Questions about definability of truth Suppose that I work in Zermelo-Fraenkel set theory with the axioms of choice (ZFC). Using the recursion theorem, I can define the truth value of formulas in the language $\mathcal{L}$ of set theory (one predicate symbol $\in$), $Val_\mathcal{M}(\varphi)$, for structures $\mathcal{M}$ whose universe is a set.
Hence, for any set $A$, I can define the relation $\left( A, \in\upharpoonright_A \right)\models\varphi$ in the language of set theory.
Since $\left( A, \in\upharpoonright_A \right)$ interprets $\mathcal{L}$, it seems that this relation can define the set of all true formulas (with respect to the model $A$). This contradicts Tarski's theorem. What am I missing?
My second question is why this definition for $Val_\mathcal{M}(\varphi)$ fails when $\mathcal{M}$ is a proper class, and why the existence of such a definition of truth over a proper class would contradict Tarski's theorem (whereas the same definition over a set exists and does not contradict it).
 A: Short version: the Skolem functions on a proper class are too big.
Long version: the way we define the predicate "$A\models\varphi$" is via Skolem functions: $A\models \varphi$ if there is a Skolem function witnessing that $\varphi$ is true in $A$. For instance, if $\varphi$ is the sentence "$\forall x\exists y(x\in y)$," then a Skolem function for "$\varphi$ holds in $A$" should be a function $f: A\rightarrow A$ such that $$\forall x\in A[ x\in_A f(x)].$$ So "$A\models\varphi$" will in general have the form "$\exists f: A\rightarrow A [. . .]$." 
The problem is that if we try to similarly define truth for a proper class structure - say, all of $V$ - then we're left with a formula of the form $$"\exists f: V\rightarrow V[. . .]"$$ Such an $f$ is a class function - basically, a proper class. But we can't quantify over classes, so this formula isn't actually something we can express.
So this explains why the standard construction of a truth predicate breaks down for proper class-sized structures. But how do we know such a definition can't exist at all? Maybe there's some other way to get one.

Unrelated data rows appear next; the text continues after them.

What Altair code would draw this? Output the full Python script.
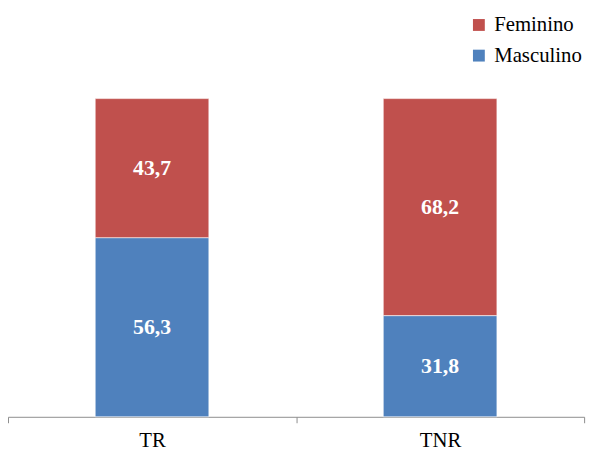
import altair as alt
import pandas as pd

categories = ["TR", "TR", "TNR", "TNR"]
series = ["Masculino", "Feminino", "Masculino", "Feminino"]
values = [56.3, 43.7, 31.8, 68.2]
order = [0, 1, 0, 1]

df = pd.DataFrame({"cat": categories, "sexo": series, "valor": values, "ord": order})

FONT = "Liberation Serif"

base = alt.Chart(df).encode(
    x=alt.X("cat:N", sort=["TR", "TNR"], title=None,
            scale=alt.Scale(paddingInner=0, paddingOuter=0),
            axis=alt.Axis(labelAngle=0, tickBand="extent", domainColor="#8c8c8c",
                          tickColor="#8c8c8c", tickSize=6, labelFont=FONT,
                          labelFontSize=21, labelColor="#000000", labelPadding=7,
                          labelFontWeight="normal")),
    y=alt.Y("valor:Q", stack="zero", scale=alt.Scale(domain=[0, 100]), axis=None),
    order=alt.Order("ord:Q"),
)

bars = base.mark_bar(size=115, stroke="#ffffff", strokeWidth=0.6).encode(
    color=alt.Color("sexo:N",
                    scale=alt.Scale(domain=["Feminino", "Masculino"], range=["#C0504D", "#4F81BD"]),
                    legend=alt.Legend(title=None, orient="none", legendX=466, legendY=-85,
                                      symbolType="square", symbolSize=144, symbolStrokeWidth=0,
                                      labelFont=FONT, labelFontSize=21, labelColor="#000000",
                                      labelFontWeight="normal",
                                      rowPadding=9, labelOffset=5)),
)

labels = base.transform_calculate(
    lab="replace(format(datum.valor, '.1f'), '.', ',')"
).mark_text(font=FONT, fontSize=22, fontWeight="bold", color="white").encode(
    y=alt.Y("mid:Q", scale=alt.Scale(domain=[0, 100]), axis=None),
    text="lab:N",
).transform_stack(
    stack="valor", groupby=["cat"], as_=["v0", "v1"], sort=[alt.SortField("ord", order="ascending")]
).transform_calculate(mid="(datum.v0 + datum.v1) / 2")

chart = alt.layer(bars, labels).properties(
    width=583, height=322,
    padding={"left": 0, "top": 89, "right": 10, "bottom": 38},
    autosize=alt.AutoSizeParams(type="none"),
).configure_view(stroke=None)

chart.save("out.html", embed_options={"renderer": "svg", "actions": False})
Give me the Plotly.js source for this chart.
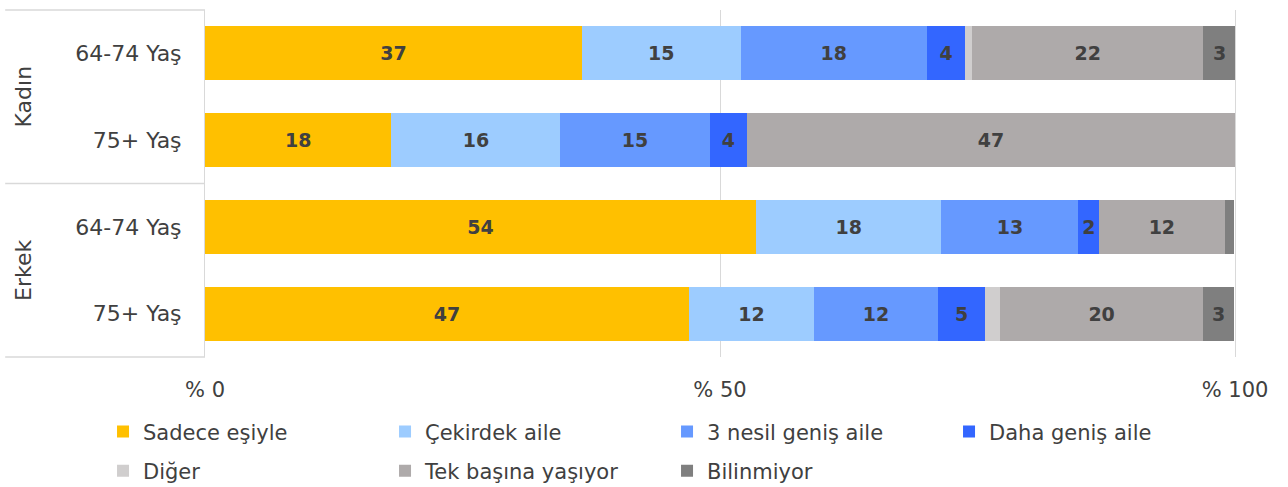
<!DOCTYPE html>
<html>
<head>
<meta charset="utf-8">
<script src="https://cdn.plot.ly/plotly-3.0.1.min.js"></script>
<style>
  html, body { margin: 0; padding: 0; background: #fff; }
  #chart { width: 1288px; height: 487px; }
</style>
</head>
<body>
<div id="chart"></div>
<script>
// rows, top to bottom
const rowKeys = ['K64', 'K75', 'E64', 'E75'];
const rowLabels = ['64-74 Yaş', '75+ Yaş', '64-74 Yaş', '75+ Yaş'];
const groupLabels = ['Kadın', 'Erkek'];

const seriesNames = ['Sadece eşiyle', 'Çekirdek aile', '3 nesil geniş aile', 'Daha geniş aile',
                     'Diğer', 'Tek başına yaşıyor', 'Bilinmiyor'];
const seriesColors = ['#FFC000', '#9DCCFF', '#6699FF', '#3366FF', '#D0CECE', '#AEAAAA', '#7F7F7F'];

// percentages
const sadeceEsiyle = [36.6, 18.1, 53.5, 47.0];
const cekirdekAile = [15.4, 16.4, 18.0, 12.1];
const ucNesil      = [18.1, 14.5, 13.3, 12.1];
const dahaGenis    = [3.7, 3.6, 2.0, 4.5];
const diger        = [0.7, 0.0, 0.0, 1.5];
const tekBasina    = [22.4, 47.4, 12.2, 19.7];
const bilinmiyor   = [3.2, 0.0, 0.9, 3.0];

const allSeries = [sadeceEsiyle, cekirdekAile, ucNesil, dahaGenis, diger, tekBasina, bilinmiyor];

const fontFamily = 'DejaVu Sans, sans-serif';
const textColor = '#404040';
const lineColor = '#D9D9D9';

const traces = allSeries.map(function(vals, i) {
    return {
        type: 'bar',
        orientation: 'h',
        name: seriesNames[i],
        x: vals,
        y: rowKeys,
        marker: { color: seriesColors[i] },
        text: vals.map(v => v >= 1.8 ? String(Math.round(v)) : ''),
        textposition: 'inside',
        insidetextanchor: 'middle',
        textangle: 0,
        textfont: { family: 'DejaVu Sans, sans-serif', size: 19, color: textColor, weight: 'bold' },
        hoverinfo: 'name+x',
        legend: i < 4 ? 'legend' : 'legend2'
    };
});

const legendBase = {
    orientation: 'h',
    x: -0.099,
    xanchor: 'left',
    yanchor: 'middle',
    entrywidth: 237,
    entrywidthmode: 'pixels',
    font: { family: fontFamily, size: 21, color: textColor },
    bgcolor: 'rgba(0,0,0,0)',
    traceorder: 'normal'
};

const layout = {
    width: 1288,
    height: 487,
    margin: { l: 205, r: 53, t: 10, b: 130, autoexpand: false },
    paper_bgcolor: '#fff',
    plot_bgcolor: '#fff',
    barmode: 'stack',
    bargap: 0.38,
    font: { family: fontFamily, color: textColor },
    xaxis: {
        range: [0, 100],
        tickvals: [0, 50, 100],
        ticktext: ['% 0', '% 50', '% 100'],
        showgrid: true,
        gridcolor: lineColor,
        gridwidth: 1,
        zeroline: false,
        showline: false,
        ticks: '',
        ticklabelstandoff: 18,
        tickfont: { family: fontFamily, size: 21, color: textColor },
        fixedrange: true
    },
    yaxis: {
        type: 'category',
        categoryorder: 'array',
        categoryarray: rowKeys,
        autorange: 'reversed',
        tickvals: rowKeys,
        ticktext: rowLabels,
        ticks: '',
        ticklabelstandoff: 18,
        showgrid: false,
        zeroline: false,
        showline: true,
        mirror: true,
        linecolor: lineColor,
        linewidth: 1,
        tickfont: { family: fontFamily, size: 22, color: textColor },
        fixedrange: true
    },
    legend: Object.assign({}, legendBase, { y: -0.216 }),
    legend2: Object.assign({}, legendBase, { y: -0.3285 }),
    shapes: [
        { type: 'line', xref: 'paper', yref: 'paper', x0: -0.194, x1: 0, y0: 1, y1: 1, line: { color: lineColor, width: 1.5 } },
        { type: 'line', xref: 'paper', yref: 'paper', x0: -0.194, x1: 0, y0: 0.5, y1: 0.5, line: { color: lineColor, width: 1.5 } },
        { type: 'line', xref: 'paper', yref: 'paper', x0: -0.194, x1: 0, y0: 0, y1: 0, line: { color: lineColor, width: 1.5 } }
    ],
    annotations: [
        { text: groupLabels[0], xref: 'paper', yref: 'paper', x: -0.176, y: 0.75, textangle: -90,
          xanchor: 'center', yanchor: 'middle',
          showarrow: false, font: { family: fontFamily, size: 22, color: textColor } },
        { text: groupLabels[1], xref: 'paper', yref: 'paper', x: -0.176, y: 0.25, textangle: -90,
          xanchor: 'center', yanchor: 'middle',
          showarrow: false, font: { family: fontFamily, size: 22, color: textColor } }
    ]
};

Plotly.newPlot('chart', traces, layout, { displayModeBar: false, staticPlot: true });
</script>
</body>
</html>
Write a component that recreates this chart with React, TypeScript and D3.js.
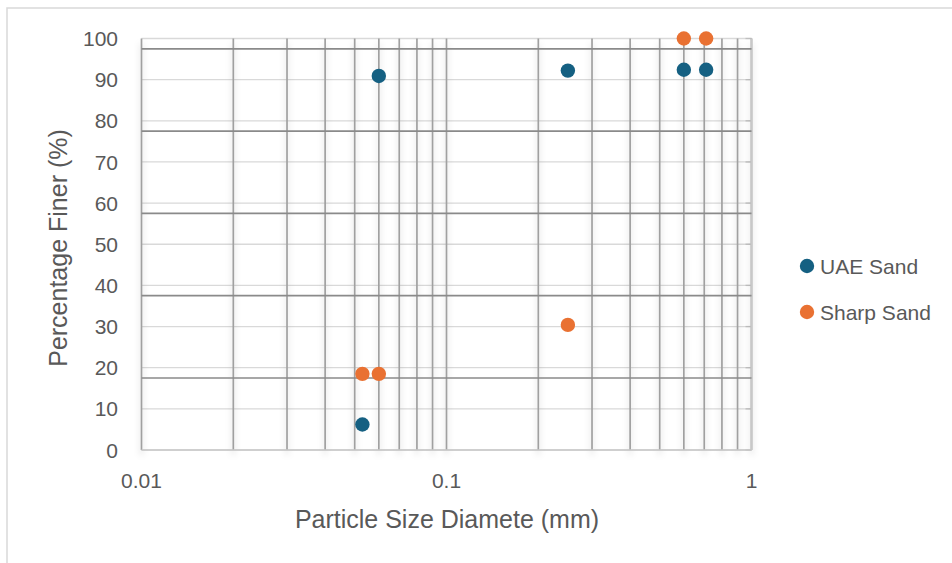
import React from 'react';
import * as d3 from 'd3';

// particle size (mm) and percentage finer for each sand
const uaeSize = [0.053, 0.06, 0.25, 0.6, 0.71];
const uaeFiner = [6.2, 90.9, 92.2, 92.4, 92.4];
const sharpSize = [0.053, 0.06, 0.25, 0.6, 0.71];
const sharpFiner = [18.5, 18.5, 30.4, 100, 100];

const xTickLabels = ['0.01', '0.1', '1'];
const yTicks = [0, 10, 20, 30, 40, 50, 60, 70, 80, 90, 100];
const darkLines = [17.5, 37.5, 57.5, 77.5, 97.5];

const series = [
  { name: 'UAE Sand', color: '#156082', xs: uaeSize, ys: uaeFiner },
  { name: 'Sharp Sand', color: '#E97132', xs: sharpSize, ys: sharpFiner },
];

const W = 952, H = 563;
const font = '"Liberation Sans", Arial, sans-serif';
const textColor = '#595959';

const App = () => {
  const x = d3.scaleLog().domain([0.01, 1]).range([141.5, 751.5]);
  const y = d3.scaleLinear().domain([0, 100]).range([450, 38.5]);

  // 1..9 in every decade
  const vLines: number[] = [];
  [0.01, 0.1].forEach(dec => d3.range(1, 10).forEach(k => vLines.push(dec * k)));
  vLines.push(1);

  return (
    <svg width={W} height={H} style={{ position: 'absolute', left: 0, top: 0, background: '#fff' }}
      fontFamily={font}>
      <defs>
        <filter id="soft" x="-50%" y="-10%" width="200%" height="130%">
          <feDropShadow dx="0" dy="5" stdDeviation="3" floodColor="#000" floodOpacity="0.2" />
        </filter>
      </defs>
      <rect x={7} y={8} width={1200} height={1200} fill="#fff" stroke="#d9d9d9" strokeWidth={1.5} />

      {/* light gridlines */}
      {yTicks.map(t => (
        <line key={'h' + t} x1={x(0.01)} x2={x(1)} y1={y(t)} y2={y(t)} stroke="#d9d9d9" strokeWidth={1.3} />
      ))}
      {/* right side ticks */}
      {yTicks.map(t => (
        <line key={'rt' + t} x1={x(1) - 6} x2={x(1)} y1={y(t)} y2={y(t)} stroke="#bfbfbf" strokeWidth={1.3} />
      ))}

      <g filter="url(#soft)">
        {vLines.map((v, i) => (
          <line key={'v' + i} x1={x(v)} x2={x(v)} y1={y(100)} y2={y(0)} stroke="#a0a0a0" strokeWidth={1.7} />
        ))}
      </g>
      <line x1={x(1)} x2={x(1)} y1={y(100)} y2={y(0)} stroke="#c8c8c8" strokeWidth={2} />
      <line x1={x(0.01)} x2={x(1)} y1={y(0)} y2={y(0)} stroke="#c8c8c8" strokeWidth={1.5} />

      {darkLines.map(t => (
        <line key={'d' + t} x1={x(0.01)} x2={x(1)} y1={y(t)} y2={y(t)} stroke="#8a8a8a" strokeWidth={1.7} />
      ))}

      {/* y tick labels */}
      {yTicks.map(t => (
        <text key={'yl' + t} x={118} y={y(t)} dy="0.36em" textAnchor="end" fontSize={21} fill={textColor}>{t}</text>
      ))}
      {/* x tick labels */}
      {xTickLabels.map(l => (
        <text key={'xl' + l} x={x(+l)} y={488} textAnchor="middle" fontSize={21} fill={textColor}>{l}</text>
      ))}

      <text x={447} y={528} textAnchor="middle" fontSize={25} fill={textColor}>Particle Size Diamete (mm)</text>
      <text transform="translate(66.5,248) rotate(-90)" textAnchor="middle" fontSize={25} fill={textColor}>Percentage Finer (%)</text>

      {series.map(s => (
        <g key={s.name}>
          {s.xs.map((v, i) => (
            <circle key={i} cx={x(v)} cy={y(s.ys[i])} r={7.2} fill={s.color} />
          ))}
        </g>
      ))}

      {/* legend */}
      {series.map((s, i) => (
        <g key={'lg' + s.name} transform={`translate(807,${266 + i * 46})`}>
          <circle r={7.2} fill={s.color} />
          <text x={13} dy="0.36em" fontSize={21} fill={textColor}>{s.name}</text>
        </g>
      ))}
    </svg>
  );
};

export default App;
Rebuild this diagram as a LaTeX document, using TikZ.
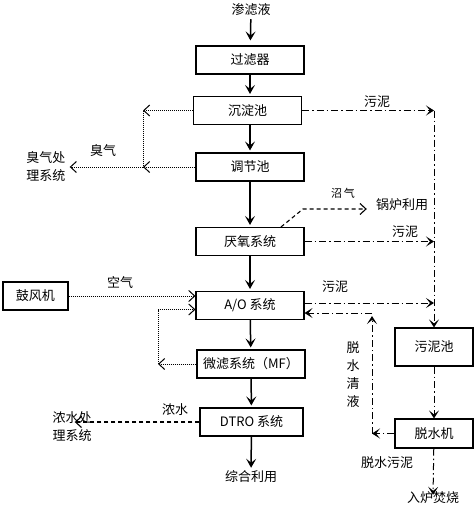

Well, this is exactly what is ruled out by Tarski's theorem on the undefinability of truth! The proof of Tarski's theorem is the following: such a definition would let us define, via a formula $\varphi$, the set of (Godel numbers of) sentences which are true in $V$. We can now use the Diagonal Lemma to write a sentence expressing, roughly, "I am not true" which clearly isn't something we can do.
Which brings us to your final question: why doesn't our ability to define truth predicates for set-sized structures contradict Tarski's theorem? The answer is that we can happily build a truth predicate for a structure $A$, as long as we're content to do so outside the structure $A$. For instance, if we expand $V$ to have a constant naming the set of Gödel numbers of sentences true in $V$, the resulting structure $V^*$ clearly defines a truth predicate for $V$. However, since the sentence defining "truth in $V$" in $V^*$ is not a sentence in the language $\{\in\}$, we can't use the Diagonal Lemma to get a contradiction. Set-sized structures are "far from" $V$, so $V$ can build truth predicates for them.
A: What you cannot define according to Tarski is not just truth in some model of $\mathcal L$, but truth about the actual set-theoretical universe in which your truth-predicate is itself evaluated.
You can't do that with the usual machinery for reasoning about models, because the usual recursive truth function would require you to recursively define a function $F$ such that among other things, if $\varphi(x)$ is a model with one free variable,
$$ F(\ulcorner \varphi\urcorner) = \{ Y \in \mathbf V \mid (\mathbf V,\in,x\mapsto Y)\vDash \varphi(x) \} $$
But if $\varphi$ is true too often, the thing on the right of this may be too large to be a set at all -- so certainly it cannot be the value of some function applied to a representation of $\varphi$.